BMG:Nun flog auch Musikchef Thomas Stein

Drei Tage im Januar. Drei Tage mit spektakulären Rauswürfen in einer krisengeschüttelten Branche, deren CD-Verkäufe abstürzen wie heiß gelaufene Computer beim exzessiven Herunterladen von digitalen Musiktiteln.

Mittwoch. Bei der Bertelsmann Music Group (BMG) in New York fliegt Antonio "LA" Reid. Der bullige Mann hat Pink und Whitney Houston gefördert und war oft in weißem Smoking und schweren Stretch-Limousinen zu bewundern, sorgte zuletzt aber für Verlust und immer weniger Hits.

Donnerstag. In der Berliner Deutschland-Zentrale des Weltmarktführers Universal Music muss Tim Renner, 39, gehen. Der dynamische Top-Manager setzte auf Innovationen und zerstritt sich mit dem internationalen Chef Jorgen Larsen, 62, der den teutonischen Ableger offenbar zum bloßen Befehlsempfänger degradieren will.

Freitag. In München wird verkündet, dass BMG-Deutschland-Chef Thomas Stein, 54, "mit sofortiger Wirkung als President Deutschland, Schweiz, Österreich zurück tritt". Immerhin: Der Mann darf im Konzern als scheinwerfer-affines Jurymitglied der RTL-Musikshow Deutschland sucht den Superstar weiter machen.

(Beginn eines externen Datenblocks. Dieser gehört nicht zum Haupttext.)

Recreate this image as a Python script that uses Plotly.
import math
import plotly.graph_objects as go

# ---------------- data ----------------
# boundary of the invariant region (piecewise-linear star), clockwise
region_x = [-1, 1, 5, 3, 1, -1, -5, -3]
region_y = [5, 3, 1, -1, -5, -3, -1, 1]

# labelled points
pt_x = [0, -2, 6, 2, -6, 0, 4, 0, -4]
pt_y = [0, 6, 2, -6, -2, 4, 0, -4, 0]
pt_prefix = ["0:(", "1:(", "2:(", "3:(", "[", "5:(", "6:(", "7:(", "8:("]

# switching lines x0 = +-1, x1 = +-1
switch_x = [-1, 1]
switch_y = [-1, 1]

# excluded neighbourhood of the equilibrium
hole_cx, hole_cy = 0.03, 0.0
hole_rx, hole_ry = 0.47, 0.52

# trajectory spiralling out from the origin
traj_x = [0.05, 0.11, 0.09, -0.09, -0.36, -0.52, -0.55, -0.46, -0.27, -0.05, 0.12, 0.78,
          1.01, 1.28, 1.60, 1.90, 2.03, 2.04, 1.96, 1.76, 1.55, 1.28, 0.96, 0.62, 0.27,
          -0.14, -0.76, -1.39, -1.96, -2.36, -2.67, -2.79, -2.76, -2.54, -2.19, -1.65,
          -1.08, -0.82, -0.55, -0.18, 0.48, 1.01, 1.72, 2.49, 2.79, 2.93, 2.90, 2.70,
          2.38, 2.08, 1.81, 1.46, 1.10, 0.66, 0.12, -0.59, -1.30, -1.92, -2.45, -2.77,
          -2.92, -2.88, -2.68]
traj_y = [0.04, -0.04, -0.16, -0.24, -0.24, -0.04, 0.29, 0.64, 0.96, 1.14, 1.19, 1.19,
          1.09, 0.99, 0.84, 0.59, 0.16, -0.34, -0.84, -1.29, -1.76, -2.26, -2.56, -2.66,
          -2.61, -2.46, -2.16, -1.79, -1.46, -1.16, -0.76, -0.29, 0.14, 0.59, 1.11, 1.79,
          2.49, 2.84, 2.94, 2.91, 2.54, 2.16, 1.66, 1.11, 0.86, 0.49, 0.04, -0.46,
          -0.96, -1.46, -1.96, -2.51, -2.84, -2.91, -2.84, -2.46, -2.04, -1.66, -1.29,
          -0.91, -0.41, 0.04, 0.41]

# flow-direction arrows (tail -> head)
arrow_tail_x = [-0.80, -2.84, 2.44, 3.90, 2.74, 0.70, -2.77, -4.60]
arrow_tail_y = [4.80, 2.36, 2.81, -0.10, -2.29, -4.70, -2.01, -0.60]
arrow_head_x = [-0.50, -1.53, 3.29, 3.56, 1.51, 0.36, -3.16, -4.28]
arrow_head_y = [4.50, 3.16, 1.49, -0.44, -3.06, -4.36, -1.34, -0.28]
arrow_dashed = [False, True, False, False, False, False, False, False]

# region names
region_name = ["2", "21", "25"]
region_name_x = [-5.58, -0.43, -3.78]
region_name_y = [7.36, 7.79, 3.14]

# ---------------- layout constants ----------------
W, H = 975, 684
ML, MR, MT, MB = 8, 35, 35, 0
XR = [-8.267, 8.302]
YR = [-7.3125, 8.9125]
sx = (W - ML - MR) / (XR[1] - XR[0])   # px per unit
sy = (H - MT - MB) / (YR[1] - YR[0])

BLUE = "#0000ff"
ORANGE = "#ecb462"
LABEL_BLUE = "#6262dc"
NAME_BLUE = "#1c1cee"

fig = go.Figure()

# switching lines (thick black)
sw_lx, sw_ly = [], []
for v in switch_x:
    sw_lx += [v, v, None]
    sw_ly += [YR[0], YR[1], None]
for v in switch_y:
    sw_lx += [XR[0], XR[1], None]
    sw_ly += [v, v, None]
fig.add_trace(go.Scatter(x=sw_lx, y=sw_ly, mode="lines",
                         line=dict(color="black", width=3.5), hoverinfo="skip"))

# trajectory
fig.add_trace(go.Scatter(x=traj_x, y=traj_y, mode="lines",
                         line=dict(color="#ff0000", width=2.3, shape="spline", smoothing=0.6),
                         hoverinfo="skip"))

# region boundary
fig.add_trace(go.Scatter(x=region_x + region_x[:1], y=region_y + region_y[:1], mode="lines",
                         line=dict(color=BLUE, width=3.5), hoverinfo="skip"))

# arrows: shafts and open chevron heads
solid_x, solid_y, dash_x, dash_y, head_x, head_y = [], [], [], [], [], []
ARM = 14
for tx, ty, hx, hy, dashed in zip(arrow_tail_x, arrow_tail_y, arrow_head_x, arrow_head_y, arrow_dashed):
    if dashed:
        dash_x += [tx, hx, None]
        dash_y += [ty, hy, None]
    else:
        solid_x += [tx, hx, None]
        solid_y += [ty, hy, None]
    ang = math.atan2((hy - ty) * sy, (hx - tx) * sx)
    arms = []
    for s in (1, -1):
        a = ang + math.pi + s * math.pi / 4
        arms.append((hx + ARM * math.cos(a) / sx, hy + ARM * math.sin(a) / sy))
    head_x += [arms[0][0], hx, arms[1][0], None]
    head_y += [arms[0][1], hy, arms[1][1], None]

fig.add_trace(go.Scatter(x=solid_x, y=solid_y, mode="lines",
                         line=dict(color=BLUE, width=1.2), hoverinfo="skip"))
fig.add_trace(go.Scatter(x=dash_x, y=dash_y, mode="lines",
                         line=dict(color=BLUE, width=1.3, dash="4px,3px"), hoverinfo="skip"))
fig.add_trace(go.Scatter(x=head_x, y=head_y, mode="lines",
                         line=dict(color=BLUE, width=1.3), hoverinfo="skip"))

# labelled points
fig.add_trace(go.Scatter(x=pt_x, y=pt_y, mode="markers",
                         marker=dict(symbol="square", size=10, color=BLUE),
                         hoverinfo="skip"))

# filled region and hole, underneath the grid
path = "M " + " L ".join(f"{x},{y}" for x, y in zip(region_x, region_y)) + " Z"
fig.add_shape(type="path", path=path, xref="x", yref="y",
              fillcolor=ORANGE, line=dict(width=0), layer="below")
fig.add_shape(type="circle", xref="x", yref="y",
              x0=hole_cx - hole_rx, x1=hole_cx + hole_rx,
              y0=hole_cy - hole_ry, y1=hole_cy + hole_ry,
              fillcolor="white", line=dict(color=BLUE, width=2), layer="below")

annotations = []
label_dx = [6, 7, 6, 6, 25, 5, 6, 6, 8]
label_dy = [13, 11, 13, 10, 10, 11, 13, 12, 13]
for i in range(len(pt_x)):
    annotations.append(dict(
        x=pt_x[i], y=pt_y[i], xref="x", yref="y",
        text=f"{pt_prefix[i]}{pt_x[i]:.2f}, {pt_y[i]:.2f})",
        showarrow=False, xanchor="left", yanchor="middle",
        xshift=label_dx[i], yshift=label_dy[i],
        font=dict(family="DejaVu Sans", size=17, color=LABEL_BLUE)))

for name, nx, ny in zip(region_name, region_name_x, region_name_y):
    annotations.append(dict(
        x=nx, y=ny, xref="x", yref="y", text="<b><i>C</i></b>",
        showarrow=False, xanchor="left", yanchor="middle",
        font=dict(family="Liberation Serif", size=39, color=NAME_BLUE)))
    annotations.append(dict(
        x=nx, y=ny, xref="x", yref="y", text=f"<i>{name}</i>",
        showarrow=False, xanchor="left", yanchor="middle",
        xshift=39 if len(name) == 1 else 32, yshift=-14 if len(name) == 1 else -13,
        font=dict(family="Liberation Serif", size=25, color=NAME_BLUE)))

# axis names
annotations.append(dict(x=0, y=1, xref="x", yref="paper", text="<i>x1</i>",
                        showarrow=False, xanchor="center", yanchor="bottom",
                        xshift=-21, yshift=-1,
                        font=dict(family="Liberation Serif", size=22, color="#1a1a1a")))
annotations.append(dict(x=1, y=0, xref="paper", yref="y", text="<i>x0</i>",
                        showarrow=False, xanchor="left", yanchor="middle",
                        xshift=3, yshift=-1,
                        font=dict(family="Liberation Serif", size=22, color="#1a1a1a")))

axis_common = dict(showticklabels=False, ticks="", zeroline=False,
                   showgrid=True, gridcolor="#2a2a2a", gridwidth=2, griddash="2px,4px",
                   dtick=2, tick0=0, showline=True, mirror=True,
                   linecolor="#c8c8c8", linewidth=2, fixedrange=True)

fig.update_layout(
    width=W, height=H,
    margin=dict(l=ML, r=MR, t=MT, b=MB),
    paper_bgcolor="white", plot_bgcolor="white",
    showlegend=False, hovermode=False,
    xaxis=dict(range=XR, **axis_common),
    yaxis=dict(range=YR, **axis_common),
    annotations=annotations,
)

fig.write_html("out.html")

Eins, zwei, drei. Drei Tage im Januar. Drei Tage mit spektakulären Rauswürfen in einer krisengeschüttelten Branche, deren CD-Verkäufe abstürzen wie heiß gelaufene Computer beim exzessiven Herunterladen von digitalen Musiktiteln. Früher waren die Führungskräfte das Musikmarktes selbstbewusste Fürsten, die Glamour und Luxus anzogen, und die genügend Narrenfreiheit hatten, um mit schwierigen Künstlern im Studio zu handfesten Ergebnissen zu kommen. Doch dann verloren sie ihre Kundschaft aus dem Blick und damit die Profitabilität. Jetzt überschlagen sich die Ereignisse.

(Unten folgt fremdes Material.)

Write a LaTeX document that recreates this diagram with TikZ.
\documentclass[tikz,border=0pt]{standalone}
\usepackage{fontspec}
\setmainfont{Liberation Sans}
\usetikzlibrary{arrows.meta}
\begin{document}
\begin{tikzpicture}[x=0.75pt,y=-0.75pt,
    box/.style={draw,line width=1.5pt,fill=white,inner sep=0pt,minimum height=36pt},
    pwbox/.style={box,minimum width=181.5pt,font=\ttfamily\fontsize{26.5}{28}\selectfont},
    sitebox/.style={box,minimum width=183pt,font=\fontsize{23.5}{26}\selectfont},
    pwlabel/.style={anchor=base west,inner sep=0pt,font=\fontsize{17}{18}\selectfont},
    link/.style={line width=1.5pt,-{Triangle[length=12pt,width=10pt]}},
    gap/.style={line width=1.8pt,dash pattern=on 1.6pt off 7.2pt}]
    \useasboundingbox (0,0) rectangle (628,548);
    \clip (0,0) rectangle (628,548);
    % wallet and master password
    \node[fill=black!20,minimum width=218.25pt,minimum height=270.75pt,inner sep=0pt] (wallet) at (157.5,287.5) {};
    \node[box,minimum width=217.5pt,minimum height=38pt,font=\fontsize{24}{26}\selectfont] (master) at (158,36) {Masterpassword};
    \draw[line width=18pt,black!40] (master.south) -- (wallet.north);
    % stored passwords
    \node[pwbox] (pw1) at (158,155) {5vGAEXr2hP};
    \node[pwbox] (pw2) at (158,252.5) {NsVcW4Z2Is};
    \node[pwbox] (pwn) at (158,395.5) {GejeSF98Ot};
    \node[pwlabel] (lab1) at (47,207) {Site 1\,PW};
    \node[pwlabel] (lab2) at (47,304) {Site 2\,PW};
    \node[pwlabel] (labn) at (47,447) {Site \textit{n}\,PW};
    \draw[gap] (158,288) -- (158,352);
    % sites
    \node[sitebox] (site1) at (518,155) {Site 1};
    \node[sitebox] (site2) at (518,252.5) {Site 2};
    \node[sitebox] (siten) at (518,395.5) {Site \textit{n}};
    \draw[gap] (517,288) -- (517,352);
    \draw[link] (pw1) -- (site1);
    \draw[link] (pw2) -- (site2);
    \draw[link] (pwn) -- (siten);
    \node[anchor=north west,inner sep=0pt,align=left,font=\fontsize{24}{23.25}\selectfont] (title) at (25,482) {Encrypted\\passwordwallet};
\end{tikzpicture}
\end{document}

Bei dem zuletzt geschassten Tonmeister Stein gab wohl mangelndes Kostenbewusstsein den Ausschlag, wie Insider andeuten. Der Mann, der einst die CD-Preise auf 25 Euro hochschrauben wollte ("So kostbar wie ein gutes Buch"), lebte einfach im Glanz der vergangenen Jahre weiter. Hinzu kam, dass sich der Schwabe durch seine RTL-Auftritte an der Seite von Dieter Bohlen zeitweise wohl für unberührbar hielt.

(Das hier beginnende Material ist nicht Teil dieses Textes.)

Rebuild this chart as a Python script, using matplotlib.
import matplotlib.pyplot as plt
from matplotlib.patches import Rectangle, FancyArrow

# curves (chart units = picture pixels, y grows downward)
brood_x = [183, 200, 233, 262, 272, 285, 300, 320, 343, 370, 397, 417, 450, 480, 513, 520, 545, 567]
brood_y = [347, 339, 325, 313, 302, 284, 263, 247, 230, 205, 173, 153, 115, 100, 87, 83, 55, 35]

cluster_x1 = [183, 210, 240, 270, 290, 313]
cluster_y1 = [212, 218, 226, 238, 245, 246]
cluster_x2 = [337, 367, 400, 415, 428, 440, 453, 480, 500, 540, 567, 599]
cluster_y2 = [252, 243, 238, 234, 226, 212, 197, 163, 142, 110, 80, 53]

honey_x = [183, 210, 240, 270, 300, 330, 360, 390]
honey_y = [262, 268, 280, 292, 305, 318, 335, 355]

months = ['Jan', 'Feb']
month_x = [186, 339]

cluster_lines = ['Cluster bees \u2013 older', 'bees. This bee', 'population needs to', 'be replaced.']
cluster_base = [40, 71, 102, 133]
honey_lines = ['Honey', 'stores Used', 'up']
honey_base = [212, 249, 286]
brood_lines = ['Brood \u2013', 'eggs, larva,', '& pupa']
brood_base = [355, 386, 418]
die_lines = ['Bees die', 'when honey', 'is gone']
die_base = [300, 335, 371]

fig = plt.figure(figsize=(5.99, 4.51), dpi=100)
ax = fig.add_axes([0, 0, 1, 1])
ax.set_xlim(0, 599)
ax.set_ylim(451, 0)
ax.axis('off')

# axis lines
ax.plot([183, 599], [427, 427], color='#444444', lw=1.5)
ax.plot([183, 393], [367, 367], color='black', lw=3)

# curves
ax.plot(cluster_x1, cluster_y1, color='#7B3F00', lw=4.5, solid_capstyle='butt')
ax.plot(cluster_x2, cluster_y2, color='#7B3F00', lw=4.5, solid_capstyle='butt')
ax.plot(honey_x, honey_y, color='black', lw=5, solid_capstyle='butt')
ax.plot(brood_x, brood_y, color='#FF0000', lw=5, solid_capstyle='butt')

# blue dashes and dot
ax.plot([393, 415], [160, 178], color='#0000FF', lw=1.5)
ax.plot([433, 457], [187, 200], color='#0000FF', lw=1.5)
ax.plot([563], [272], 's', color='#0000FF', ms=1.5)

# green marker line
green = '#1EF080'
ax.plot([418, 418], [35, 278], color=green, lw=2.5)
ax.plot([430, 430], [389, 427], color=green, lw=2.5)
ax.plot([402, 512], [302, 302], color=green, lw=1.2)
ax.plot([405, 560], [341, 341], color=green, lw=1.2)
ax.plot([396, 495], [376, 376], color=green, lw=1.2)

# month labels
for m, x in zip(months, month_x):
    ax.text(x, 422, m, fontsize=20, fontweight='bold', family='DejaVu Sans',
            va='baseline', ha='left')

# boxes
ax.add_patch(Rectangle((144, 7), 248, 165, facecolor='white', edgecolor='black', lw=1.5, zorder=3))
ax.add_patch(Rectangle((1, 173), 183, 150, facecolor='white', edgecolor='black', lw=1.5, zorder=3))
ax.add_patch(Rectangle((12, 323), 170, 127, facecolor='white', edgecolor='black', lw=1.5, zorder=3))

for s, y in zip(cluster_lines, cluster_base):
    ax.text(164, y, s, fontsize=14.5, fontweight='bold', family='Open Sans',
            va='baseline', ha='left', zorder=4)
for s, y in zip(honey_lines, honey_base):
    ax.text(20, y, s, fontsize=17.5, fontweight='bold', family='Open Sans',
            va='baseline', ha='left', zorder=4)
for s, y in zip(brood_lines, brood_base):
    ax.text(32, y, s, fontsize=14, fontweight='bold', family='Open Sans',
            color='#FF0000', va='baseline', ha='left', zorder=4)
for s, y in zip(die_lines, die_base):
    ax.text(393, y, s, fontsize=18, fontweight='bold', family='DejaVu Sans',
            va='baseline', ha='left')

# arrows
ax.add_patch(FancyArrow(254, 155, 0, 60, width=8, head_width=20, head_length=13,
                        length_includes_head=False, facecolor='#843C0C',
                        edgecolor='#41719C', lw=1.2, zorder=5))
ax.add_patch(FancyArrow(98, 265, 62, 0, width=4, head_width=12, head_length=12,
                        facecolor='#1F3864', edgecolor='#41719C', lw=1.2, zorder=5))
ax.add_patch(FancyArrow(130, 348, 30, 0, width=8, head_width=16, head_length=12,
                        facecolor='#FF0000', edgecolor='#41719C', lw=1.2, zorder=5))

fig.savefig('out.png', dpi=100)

Selbst als er mit den Slippers schnippte, um einen Stepptänzer zu mimen, applaudierten die treuen Superstar-Fans ihrem "Onkel Stein", dem Oldie der RTL-Jugendbewegung. Was für ein Leben! Vom SZ-Magazin wurde er noch im August als "Papa Pop" gefeiert, als "mächtigster Manager im Musikgeschäft", der im goldenen MercedesS500 mit Fahrer oder mit seiner mächtigen Harley-Davidson durch die Gegend kurvte und seine Frau "Steinchen" nennt.

Bei BMG fehlt es nicht an Bewegung. Die Mutter in New York will mit Sony Music fusionieren, weitere Jobs stehen dann auf der Kippe. Und nun ist auch Stein, der ewige Chef, seinen Posten los. Sein Büro hat er schon geräumt, auf dem Weg nach Köln zur Superstar-Aufzeichnung wirkte er gefasst. Vielleicht entwickelt er ja Formate für RTL. Der Holländer Maarten Steinkamp, 41, kümmert sich jetzt ums deutsche Geschäft. Der BMG-Mann, von New York aus zuständig für Asien, Europa und Lateinamerika, kommt eingeflogen.

Tim Renner aber hat neue Pläne: Er drängt in die Politik. Mitte der Woche war er in der SPD-Bundestagsfraktion zu Gast, demnächst steht ein Termin bei Kanzler Gerhard Schröder an. Eine Option: Vielleicht wird er Pop-Beauftragter der Regierung.